Spijkervet/CLMR

Weights for million song dataset?

NotNANtoN opened this issue · 3 comments

Hi,

Thanks for releasing this nice repository!

Do you plan on releasing the weights for the linear classifier trained on the million song dataset too? I would be very happy to use it in my work because I would care about these more abstract "happy" or "sad" classes.

On another note: I might be too stupid to see it, but I could not find an easy way to assign the predictions of the linear classifier trained on the magnatagatune dataset to their corresponding labels. In the paper, you say that you choose the top 50 most common labels. Is there a list somewhere here in the repository for it or can I look it up on the dataset site? I do not want to mess up the order of the labels for obvious reasons...

Thanks again and kind regards,
Anton

I found the tags for magnatagatune myself, here they are:
['guitar', 'classical', 'slow', 'techno', 'strings', 'drums', 'electronic', 'rock', 'fast', 'piano', 'ambient', 'beat', 'violin', 'vocal', 'synth', 'female', 'indian', 'opera', 'male', 'singing', 'vocals', 'no vocals', 'harpsichord', 'loud', 'quiet', 'flute', 'woman', 'male vocal', 'no vocal', 'pop', 'soft', 'sitar', 'solo', 'man', 'classic', 'choir', 'voice', 'new age', 'dance', 'male voice', 'female vocal', 'beats', 'harp', 'cello', 'no voice', 'weird', 'country', 'metal', 'female voice', 'choral']
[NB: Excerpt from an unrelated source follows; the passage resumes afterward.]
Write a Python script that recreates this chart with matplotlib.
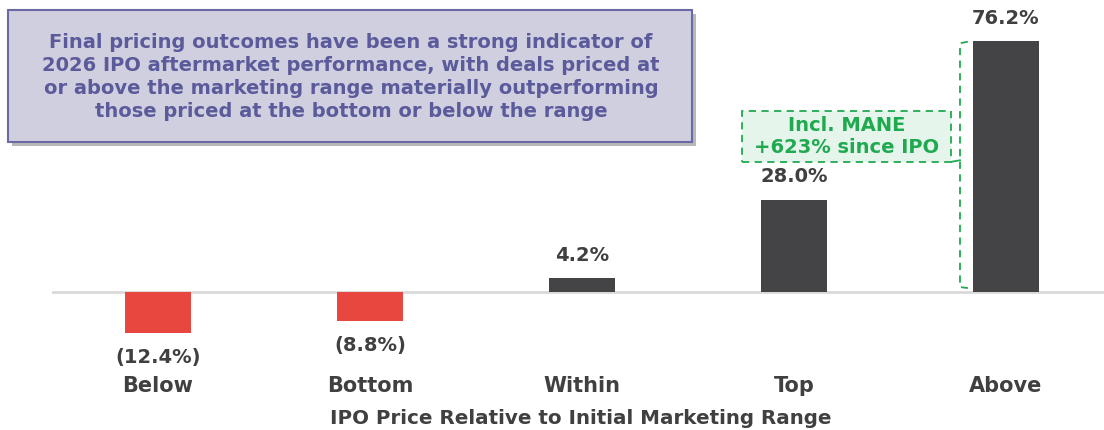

I got them from https://github.com/minzwon/sota-music-tagging-models/raw/master/split/mtat/tags.npy, which was listed in the Magnatagatune dataset class.

I'd still be happy to hear your thoughts on releasing the MSD trained classifier!

Hi there!

I have to re-train the MSD classifier as I lost the weights on the lab computer. I will let you know once I have them!

That would be so great, thank you! :)

By the way, I have experimented with the magnatagatune tagger and got a bit unstable results. Here you can see the prediction for the tag "piano" for the song "Gnossienne No. 1". I basically just split the song into overlapping chunks of 2.7s and fed it into the model:

image

This instability holds for any label. Did you by any chance make similar experiences? I was hoping to use the predicted tags to generate images according to the current "mood" in the song, but unfortunately this is not stable enough for my purpose. Maybe I messed up some part of the processing?